Reproduce nothing but the lines from the start of the material through the line that includes "import * as", both ends included, and omit every picture.

-*-*-

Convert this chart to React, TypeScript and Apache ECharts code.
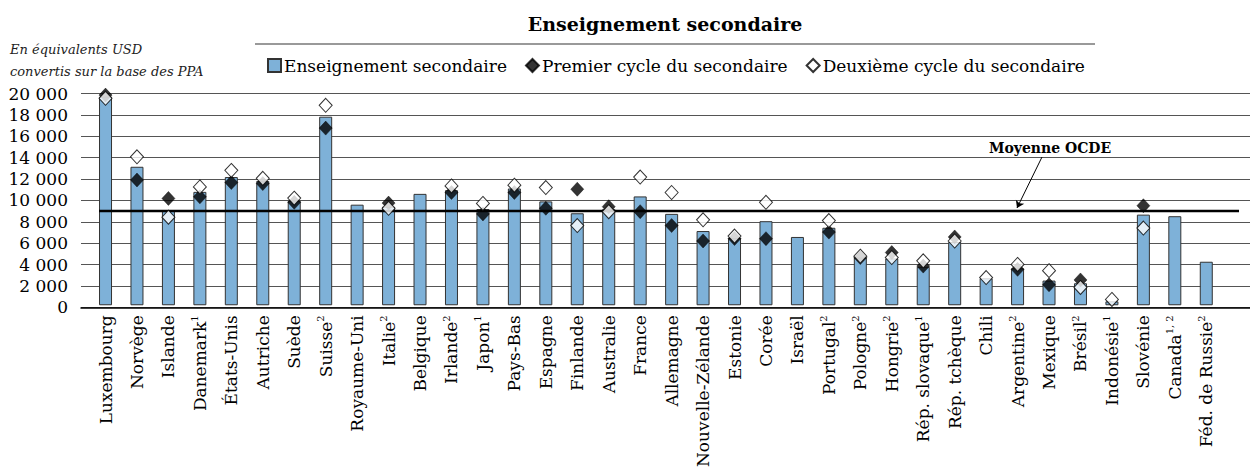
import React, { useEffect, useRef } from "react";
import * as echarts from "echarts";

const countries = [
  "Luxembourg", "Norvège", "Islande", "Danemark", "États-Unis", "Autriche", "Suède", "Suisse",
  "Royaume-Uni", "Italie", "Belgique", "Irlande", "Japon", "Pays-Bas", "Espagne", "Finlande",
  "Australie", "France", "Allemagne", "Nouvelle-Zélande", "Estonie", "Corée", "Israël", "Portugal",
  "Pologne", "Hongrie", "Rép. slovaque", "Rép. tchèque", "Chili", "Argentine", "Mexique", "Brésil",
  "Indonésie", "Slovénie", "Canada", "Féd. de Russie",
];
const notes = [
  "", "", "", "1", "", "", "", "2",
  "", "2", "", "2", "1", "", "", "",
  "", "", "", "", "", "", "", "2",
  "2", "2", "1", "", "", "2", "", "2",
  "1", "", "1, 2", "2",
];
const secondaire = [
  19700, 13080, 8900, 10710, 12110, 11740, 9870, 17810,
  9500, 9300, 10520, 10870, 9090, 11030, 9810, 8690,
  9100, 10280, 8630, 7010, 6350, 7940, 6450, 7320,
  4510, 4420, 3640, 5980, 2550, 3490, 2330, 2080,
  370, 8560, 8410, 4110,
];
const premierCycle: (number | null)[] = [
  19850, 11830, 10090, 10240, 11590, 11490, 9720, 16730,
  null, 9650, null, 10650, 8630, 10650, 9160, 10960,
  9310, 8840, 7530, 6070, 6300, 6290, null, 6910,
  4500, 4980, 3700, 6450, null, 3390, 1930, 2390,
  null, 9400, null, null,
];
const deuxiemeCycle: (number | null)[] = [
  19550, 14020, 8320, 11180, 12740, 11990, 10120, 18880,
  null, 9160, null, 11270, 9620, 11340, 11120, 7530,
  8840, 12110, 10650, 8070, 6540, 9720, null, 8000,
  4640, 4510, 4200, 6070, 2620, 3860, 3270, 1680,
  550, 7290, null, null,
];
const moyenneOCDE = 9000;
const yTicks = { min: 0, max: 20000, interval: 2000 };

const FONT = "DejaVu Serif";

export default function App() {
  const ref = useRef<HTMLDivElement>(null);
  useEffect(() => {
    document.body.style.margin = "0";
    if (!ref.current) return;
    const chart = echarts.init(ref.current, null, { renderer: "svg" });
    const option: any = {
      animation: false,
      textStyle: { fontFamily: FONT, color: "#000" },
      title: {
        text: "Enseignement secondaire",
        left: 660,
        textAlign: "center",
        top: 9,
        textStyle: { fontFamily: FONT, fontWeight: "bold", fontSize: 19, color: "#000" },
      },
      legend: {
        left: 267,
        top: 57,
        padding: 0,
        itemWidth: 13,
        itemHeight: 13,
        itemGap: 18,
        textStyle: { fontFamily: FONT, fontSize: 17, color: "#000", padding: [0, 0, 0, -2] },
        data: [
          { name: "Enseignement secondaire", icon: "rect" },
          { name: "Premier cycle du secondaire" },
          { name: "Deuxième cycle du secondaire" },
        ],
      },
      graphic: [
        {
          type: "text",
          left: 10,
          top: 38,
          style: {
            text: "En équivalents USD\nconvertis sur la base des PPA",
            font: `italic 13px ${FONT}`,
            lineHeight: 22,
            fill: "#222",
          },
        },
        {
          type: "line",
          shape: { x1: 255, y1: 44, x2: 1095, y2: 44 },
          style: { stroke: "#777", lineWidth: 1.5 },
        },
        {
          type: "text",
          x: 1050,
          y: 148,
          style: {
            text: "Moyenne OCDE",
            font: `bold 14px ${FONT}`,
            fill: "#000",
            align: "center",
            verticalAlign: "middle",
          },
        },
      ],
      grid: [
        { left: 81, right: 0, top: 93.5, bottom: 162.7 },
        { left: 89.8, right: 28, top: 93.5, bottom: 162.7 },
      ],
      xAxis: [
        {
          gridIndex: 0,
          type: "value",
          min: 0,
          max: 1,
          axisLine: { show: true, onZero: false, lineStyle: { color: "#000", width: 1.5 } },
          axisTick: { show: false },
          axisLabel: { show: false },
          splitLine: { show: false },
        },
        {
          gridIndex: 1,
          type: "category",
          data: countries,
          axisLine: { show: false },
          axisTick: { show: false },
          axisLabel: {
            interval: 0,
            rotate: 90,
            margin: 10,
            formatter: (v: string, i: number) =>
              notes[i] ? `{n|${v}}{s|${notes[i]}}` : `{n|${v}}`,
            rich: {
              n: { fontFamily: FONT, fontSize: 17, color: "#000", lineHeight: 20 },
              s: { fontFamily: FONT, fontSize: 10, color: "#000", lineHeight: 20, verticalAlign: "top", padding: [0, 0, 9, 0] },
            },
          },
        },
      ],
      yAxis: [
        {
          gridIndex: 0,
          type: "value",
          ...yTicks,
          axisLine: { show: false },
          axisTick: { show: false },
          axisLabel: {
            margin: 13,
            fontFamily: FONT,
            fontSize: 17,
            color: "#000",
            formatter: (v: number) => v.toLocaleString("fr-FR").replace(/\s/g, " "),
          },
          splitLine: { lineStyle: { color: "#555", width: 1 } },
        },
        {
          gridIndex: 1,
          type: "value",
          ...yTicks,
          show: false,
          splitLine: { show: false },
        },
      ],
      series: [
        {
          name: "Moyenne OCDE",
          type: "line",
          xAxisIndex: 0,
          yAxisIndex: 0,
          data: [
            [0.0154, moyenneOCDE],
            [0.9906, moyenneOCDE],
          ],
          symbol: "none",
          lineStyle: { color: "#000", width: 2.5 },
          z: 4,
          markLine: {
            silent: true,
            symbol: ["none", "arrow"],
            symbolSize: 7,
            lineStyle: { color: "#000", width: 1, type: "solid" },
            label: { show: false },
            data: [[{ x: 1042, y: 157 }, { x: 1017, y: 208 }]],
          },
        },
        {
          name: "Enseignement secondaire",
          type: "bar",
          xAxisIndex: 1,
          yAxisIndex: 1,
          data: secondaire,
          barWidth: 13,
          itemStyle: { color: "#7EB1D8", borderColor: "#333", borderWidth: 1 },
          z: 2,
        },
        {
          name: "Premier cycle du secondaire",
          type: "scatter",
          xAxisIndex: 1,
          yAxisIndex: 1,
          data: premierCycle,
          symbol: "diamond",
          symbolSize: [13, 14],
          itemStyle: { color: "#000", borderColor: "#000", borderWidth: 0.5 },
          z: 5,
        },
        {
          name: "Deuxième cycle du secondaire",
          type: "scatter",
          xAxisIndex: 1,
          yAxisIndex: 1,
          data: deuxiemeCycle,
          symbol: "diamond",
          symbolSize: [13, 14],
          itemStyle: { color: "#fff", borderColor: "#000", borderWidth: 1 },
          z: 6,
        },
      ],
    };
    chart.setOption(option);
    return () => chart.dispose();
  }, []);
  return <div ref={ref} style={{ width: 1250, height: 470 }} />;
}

-*-*-

_Written response_
Convert this chart to React, TypeScript and Apache ECharts code.
import React, { useEffect, useRef } from "react";
import * as echarts from "echarts";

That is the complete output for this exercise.